The next salient issue here is whether a school has the right to compel a teacher to say something he believes is untrue, or to say something that violates his conscience. There ought to be no school boards who compel anyone to say anything that is untrue — particularly if schools’ function is to provide a sound education and critical thinking skills.
Of course, schools must provide adequate environments for education, not the least of which include enforcing students need for respect, safety, quiet, and more. But the school need not bend over backwards to accommodate every single person’s wishes, especially when those wishes are in flagrant opposition to reality.
An Inevitable Consequence
The fact that a public school teacher was fired for failing to adhere to the transgender ideology is not surprising, even though it is disappointing. Even aside from the religious and First Amendment issues, what remains equally pressing is the decision public school boards and administrations alike have made to concern themselves with matters that have little to do with providing students a rigorous education and a safe environment within which to learn.
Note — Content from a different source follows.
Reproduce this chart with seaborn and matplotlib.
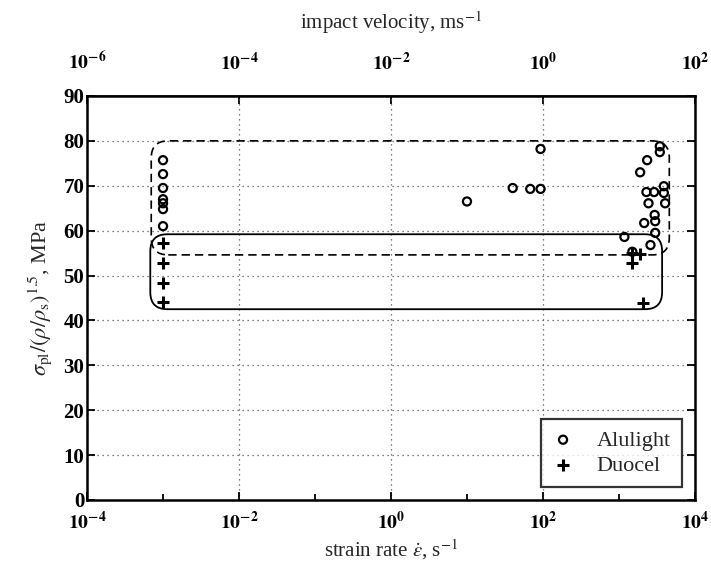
import numpy as np
import pandas as pd
import matplotlib
matplotlib.use("Agg")
import matplotlib.pyplot as plt
import seaborn as sns
from matplotlib.patches import FancyBboxPatch
from matplotlib.ticker import FixedLocator, FuncFormatter, NullFormatter

# ---------------- data ----------------
alulight_rate = [1e-3, 1e-3, 1e-3, 1e-3, 1e-3, 1e-3, 1e-3,
                 10, 40, 68, 93, 93,
                 3450, 3450, 2350, 1900, 2300, 2900, 3900, 3900, 2450, 4050,
                 2950, 3000, 2150, 3000, 1180, 2600, 1500]
alulight_stress = [75.7, 72.6, 69.5, 67.0, 66.1, 64.8, 61.0,
                   66.5, 69.5, 69.3, 69.3, 78.2,
                   78.8, 77.5, 75.7, 73.0, 68.6, 68.6, 69.9, 68.4, 66.1, 66.1,
                   63.5, 62.1, 61.7, 59.5, 58.6, 56.8, 55.3]
duocel_rate = [1e-3, 1e-3, 1e-3, 1e-3, 1500, 1900, 1480, 2100]
duocel_stress = [57.2, 52.8, 48.3, 44.1, 55.0, 54.8, 52.8, 43.9]

# envelope boxes: (rate_min, rate_max, stress_min, stress_max)
solid_box = (6.8e-4, 3700, 42.5, 59.2)
dashed_box = (7.0e-4, 4600, 54.6, 80.0)

x_major = [1e-4, 1e-2, 1e0, 1e2, 1e4]
x_minor = [1e-3, 1e-1, 1e1, 1e3]
y_ticks = [0, 10, 20, 30, 40, 50, 60, 70, 80, 90]
vel_ticks = [1e-6, 1e-4, 1e-2, 1e0, 1e2]

df_a = pd.DataFrame({"rate": alulight_rate, "stress": alulight_stress})
df_d = pd.DataFrame({"rate": duocel_rate, "stress": duocel_stress})

# ---------------- style ----------------
sns.set_theme(style="white")
plt.rcParams["font.family"] = ["Liberation Serif", "DejaVu Serif"]
plt.rcParams["mathtext.fontset"] = "stix"

fig = plt.figure(figsize=(7.11, 5.67), dpi=100)
ax = fig.add_axes([0.1224, 0.1182, 0.855, 0.7125])

ax.set_xscale("log")
ax.set_xlim(1e-4, 1e4)
ax.set_ylim(0, 90)

sns.scatterplot(data=df_a, x="rate", y="stress", ax=ax, marker="o", s=34,
                facecolors="none", edgecolor="black", linewidth=1.6,
                label="Alulight", zorder=4)
sns.scatterplot(data=df_d, x="rate", y="stress", ax=ax, marker="+", s=70,
                color="black", linewidth=2.2, label="Duocel", zorder=4)

# grid
ax.grid(True, which="major", linestyle=(0, (1, 3)), color="#555555", linewidth=0.9)
ax.set_axisbelow(True)

# ticks
ax.xaxis.set_major_locator(FixedLocator(x_major))
ax.xaxis.set_minor_locator(FixedLocator(x_minor))
ax.xaxis.set_minor_formatter(NullFormatter())
ax.yaxis.set_major_locator(FixedLocator(y_ticks))


def pow_fmt(v, pos):
    e = int(round(np.log10(v)))
    return r"$\mathbf{10^{%d}}$" % e


ax.xaxis.set_major_formatter(FuncFormatter(pow_fmt))
ax.tick_params(axis="both", which="both", direction="in", colors="black",
               labelsize=14, width=1.3)
ax.tick_params(axis="x", which="major", length=6, pad=8, bottom=True, top=False)
ax.tick_params(axis="x", which="minor", length=4, bottom=True, top=False)
ax.tick_params(axis="y", which="major", length=6, left=True, right=True, pad=2,
               labelsize=15)
for lab in ax.get_yticklabels():
    lab.set_fontweight("bold")

for sp in ax.spines.values():
    sp.set_color("black")
    sp.set_linewidth(1.8)

ax.set_xlabel(r"strain rate $\dot{\epsilon}$, s$^{-1}$", fontsize=15, labelpad=3)
ax.set_ylabel(r"$\sigma_{\rm pl}/(\rho/\rho_{\rm s})^{1.5}$, MPa", fontsize=16, labelpad=7)

# top axis: impact velocity
sec = ax.secondary_xaxis("top", functions=(lambda x: x / 100.0, lambda x: x * 100.0))
sec.set_xscale("log")
sec.xaxis.set_major_locator(FixedLocator(vel_ticks))
sec.xaxis.set_minor_locator(FixedLocator([]))
sec.xaxis.set_major_formatter(FuncFormatter(pow_fmt))
sec.tick_params(axis="x", which="major", direction="in", length=6, labelsize=14,
                pad=16, colors="black", width=1.3)
sec.set_xlabel(r"impact velocity, ms$^{-1}$", fontsize=15, labelpad=15)

# envelope boxes (drawn in axes fraction with circular rounded corners)
to_axes = ax.transData + ax.transAxes.inverted()
W = 0.855 * 711
H = 0.7125 * 567


def add_box(b, ls, lw):
    (x0, y0) = to_axes.transform((b[0], b[2]))
    (x1, y1) = to_axes.transform((b[1], b[3]))
    p = FancyBboxPatch((x0, y0), x1 - x0, y1 - y0,
                       boxstyle="round,pad=0,rounding_size=0.028",
                       mutation_aspect=W / H, transform=ax.transAxes,
                       facecolor="none", edgecolor="black", linestyle=ls,
                       linewidth=lw, zorder=3)
    ax.add_patch(p)


add_box(dashed_box, (0, (5, 3)), 1.2)
add_box(solid_box, "-", 1.3)

leg = ax.legend(loc="lower right", fontsize=16, frameon=True, fancybox=False,
                handletextpad=1.0, borderpad=0.5, labelspacing=0.2,
                borderaxespad=0.6, handlelength=1.0)
leg.get_frame().set_edgecolor("black")
leg.get_frame().set_linewidth(1.6)
leg.get_frame().set_facecolor("white")
leg.set_zorder(6)

fig.savefig("out.png", dpi=100)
Too many public schools have taken issues related to a child’s self-care and identity much too far, broadening the need for a secure environment to ends that are preposterous, if not difficult to enforce. For example, Mera Babineaux, a West Point resident and founder of the Virginia Anti-Bullying and Discrimination Action Network, wrote in a letter to the board: “No matter what sense of self or identity a child may have, public schools must remain a bastion of secular education, where children can learn without fear of retribution for who they are, where they worship, who they love, or how they present themselves.”
This is absurd. It is not a school’s job to make every child feel comfortable 100 percent of the time. It is a school’s job to educate. In fact, this kind of situation demonstrates one of the many things that happens when the government involves itself in education at all — another good reason to favor school choice.
In just a century, American public schools have abandoned their proclaimed goals of providing sound education and given in to the desire to indoctrinate — wholesale and with incredible zeal — leftist ideology that is anti-God, pro-choice, anti-Intelligent Design, pro-LGBTQ, and more. The result is schools have spent more money on teaching to subpar Common Core standards and enforcing so-called anti-discrimination standards that include prioritizing transgender politics to the detriment of students and society.
West Point High Principal Jonathan Hochman testified at the hearing. He told Vlaming to use male pronouns because that is what the student wanted. “I can’t think of a worse way to treat a child than what was happening,” he said.
I can. How about releasing generation upon generation of children into American society, indoctrinated in leftist tropes from age five years old, who were taught that facts are second to feelings and that how a person demands to be treated is more important than what is actually true.